In my single class for this semester, we just finished a unit on
Ulysses, one of the great confounders of the 20th century. We did not read the whole book, just portions of it, and it was
the second time I'd been through it. I was sort of surprised at how well I remembered the material. I think I've read at least a hundred other books since October of 2013.
Anyway, studying
Ulysses reminded me that Joyce's output was actually not that large, comparatively. I mean, Updike and Roth kept/keep cranking out book after book, dozens of them across decades, but the towering talent of Joyce only expressed itself in three novels (one of them largely incomprehensible), a book of short stories, a play, and a smattering of poetry.
I connected this with DFW (because really, what doesn't connect to DFW?), whose stack of books is similarly not-very-tall. Three novels (one unfinished), three books of short stories, three books of essays (one posthumous), two brief nonfiction books that a reader like me, for instance, has no interest in whatsoever, and miscellaneous other work that one day will be collected into an overpriced volume, I guarantee it. This is not a very
very small oeuvre (and it's dense as hell, like Joyce's), but again - Philip Roth has written
twenty-seven novels. Updike wrote twenty-one, and eighteen books of short stories.
|
I decided to go exclusively with pictures of Kanye for this post, because, for a post of this theme, who else? |
Neither Joyce nor DFW was particularly long-lived, and Updike and Roth were/are certainly that. So that might have something to do with it. But the word that kept appearing in my head as I considered this is
genius. Because one of the other guys on my mind was Wagner, who did live a fairly long life but wrote only 13 operas, not nearly as many as Verdi (25+) or Rossini (39). What he did write was
the Ring Cycle, which does not need my endorsement to be associated with the word "genius".
In the course of thinking about this, I had a conversation with Matt (get out your Fictator bingo card), and I wish I could remember his exact words, but he said something like: Next Level-genius cannot be sustained; it flares out quickly after giving what it has to give. Look at Mozart, he said. Yeah. Exactly. Large oeuvre in that case, but what a paltry set of years he was granted.
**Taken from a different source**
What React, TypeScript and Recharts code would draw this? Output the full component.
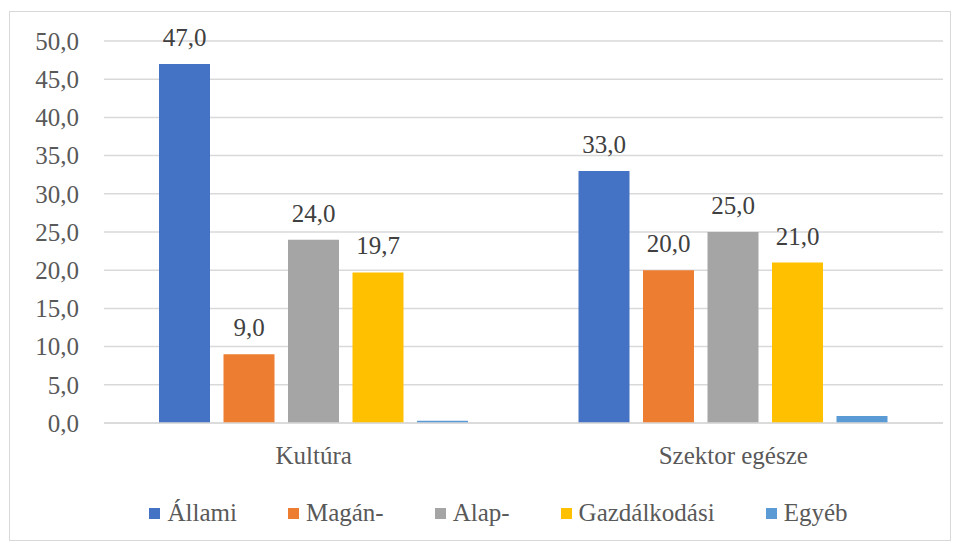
import { BarChart, Bar, XAxis, YAxis, CartesianGrid, Legend, LabelList } from 'recharts';

const categories = ['Kultúra', 'Szektor egésze'];
const allami = [47.0, 33.0];
const magan = [9.0, 20.0];
const alap = [24.0, 25.0];
const gazdalkodasi = [19.7, 21.0];
const egyeb = [0.3, 0.9];
const yTicks = [0, 5, 10, 15, 20, 25, 30, 35, 40, 45, 50];

const series = [
  { key: 'Állami', values: allami, color: '#4472C4', label: true },
  { key: 'Magán-', values: magan, color: '#ED7D31', label: true },
  { key: 'Alap-', values: alap, color: '#A5A5A5', label: true },
  { key: 'Gazdálkodási', values: gazdalkodasi, color: '#FFC000', label: true },
  { key: 'Egyéb', values: egyeb, color: '#5B9BD5', label: false },
];

const data = categories.map((name, i) => {
  const row: Record<string, string | number> = { name };
  series.forEach((s) => {
    row[s.key] = s.values[i];
  });
  return row;
});

const fmt = (v: number) => v.toFixed(1).replace('.', ',');
const font = "'Liberation Serif', 'Times New Roman', serif";

// legend in series order (recharts sorts by name otherwise)
const renderLegend = () => (
  <div
    style={{
      display: 'flex',
      justifyContent: 'center',
      gap: 51,
      fontFamily: font,
      fontSize: 25,
      color: '#595959',
      paddingLeft: 44,
      paddingTop: 20,
    }}
  >
    {series.map((s) => (
      <div key={s.key} style={{ display: 'flex', alignItems: 'center' }}>
        <span style={{ width: 11, height: 11, background: s.color, marginRight: 7, display: 'inline-block' }} />
        <span>{s.key}</span>
      </div>
    ))}
  </div>
);

export default function App() {
  return (
    <div
      style={{
        position: 'absolute',
        left: 9,
        top: 11,
        width: 940,
        height: 528,
        border: '1px solid #d9d9d9',
        background: '#fff',
        fontFamily: font,
      }}
    >
      <BarChart
        width={940}
        height={528}
        data={data}
        margin={{ top: 29, right: 7, left: 0, bottom: 0 }}
        barSize={51}
        barGap={13.5}
      >
        <CartesianGrid vertical={false} stroke="#d9d9d9" strokeWidth={1.5} />
        <XAxis
          dataKey="name"
          axisLine={{ stroke: '#d9d9d9', strokeWidth: 1.5 }}
          tickLine={false}
          tickSize={0}
          tickMargin={23}
          height={56}
          tick={{ fill: '#595959', fontSize: 25, fontFamily: font }}
        />
        <YAxis
          domain={[0, 50]}
          ticks={yTicks}
          width={94}
          axisLine={false}
          tickLine={false}
          tickSize={0}
          tickMargin={25}
          tickFormatter={fmt}
          tick={{ fill: '#595959', fontSize: 25, fontFamily: font }}
        />
        <Legend verticalAlign="bottom" height={61} content={renderLegend} />
        {series.map((s) => (
          <Bar key={s.key} dataKey={s.key} fill={s.color} isAnimationActive={false}>
            {s.label && (
              <LabelList
                dataKey={s.key}
                position="top"
                offset={18}
                formatter={(v: number) => fmt(v)}
                fill="#404040"
                fontSize={25}
                fontFamily={font}
              />
            )}
          </Bar>
        ))}
      </BarChart>
    </div>
  );
}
Yet even figures like Wagner who lived longer lives evidently only have so much of their genius to give before they've given it all.
I've tried before to set up an argument about the category of genius vs. the everybody-else category, for which I never had a name, and failed. Because there are touches of genius in plenty of art that is not wrought by geniuses. My favorite opera is
Les Contes d'Hoffman, which has some genius in it, but isn't
Götterdämmerung. The score for
Star Wars is a remarkable piece of music, a stirring and spectacular object of art, but is John Williams a genius? I mean, no, I don't think so. He's not Wagner. No one is. No one is James Joyce but James Joyce, and no one ever shall be.
This other category, people who create often-glorious art that makes the world a more profound and fascinating place - but is not Next Level - Matt finally put a name to: craftsmen. Alice Munro is a craftsman. Hitchcock was a craftsman. Verdi was an
amazing craftsman. These people don't come and go in too short a season; they crank out work year upon year, melodies you'll hum for the rest of your life, books you’ll buy for half the people you know. There's an enormous spectrum of craftsmen, from the extremely good to the wholly mediocre, but there's only a tiny handful of figures, a one-tenth of one percent, who qualify as geniuses.
At least, that’s my conclusion. The more I think about artists and try to decide whether they fit into one category or the other, the more murky things get. Virginia Woolf? Dave Chappelle? Terrence Malick? I'm not qualified to make these decisions. But what's helpful about what Joyce and DFW and Wagner definitely have in common is the
data associated with them - the small output, the unlimited unpacking that can be done to their art, the difficulty in creating with which they coped.
One of the beloved books of my library is
The Secret Language of Birthdays, a very silly horoscopey book that offers a two-page spread of insights on each of the 366 possible days to be born. The way the book's writers determined what your personality is like per your birthday is by aggregating the traits of famous people born on each of the days and looking for trends, and then writing a personality profile based on those trends. Like I said, silly. But eerily accurate, most of the time that I've looked people up in it.
This region of mumbo-jumbo is about where I arrive at the genius conclusion. If all these figures have in common is the few vague things I mentioned above - small output, etc. - that's...kinda bullshit. But it nevertheless made sense to me as I was thinking about it last month.
To be clear, it is honorable and fine to be a craftsman. And, I suspect, a lot less risky and unfulfilling. As I said, my favorite opera is
Hoffman, not the Ring Cycle. The latter is too much an
undertaking, spiritual, emotional, physical, to count as a favorite. The Ring Cycle and
Infinite Jest sit outside that category for me, in a special place where I acknowledge the stunning experience of consuming this art, but it just doesn't fit into my conception of "favorite". I think that's part of how I arrived at this genius thing - in making a top ten list of my favorite operas, where do I put the Ring? It doesn't belong in that list. It's somewhere else. It's Next Level.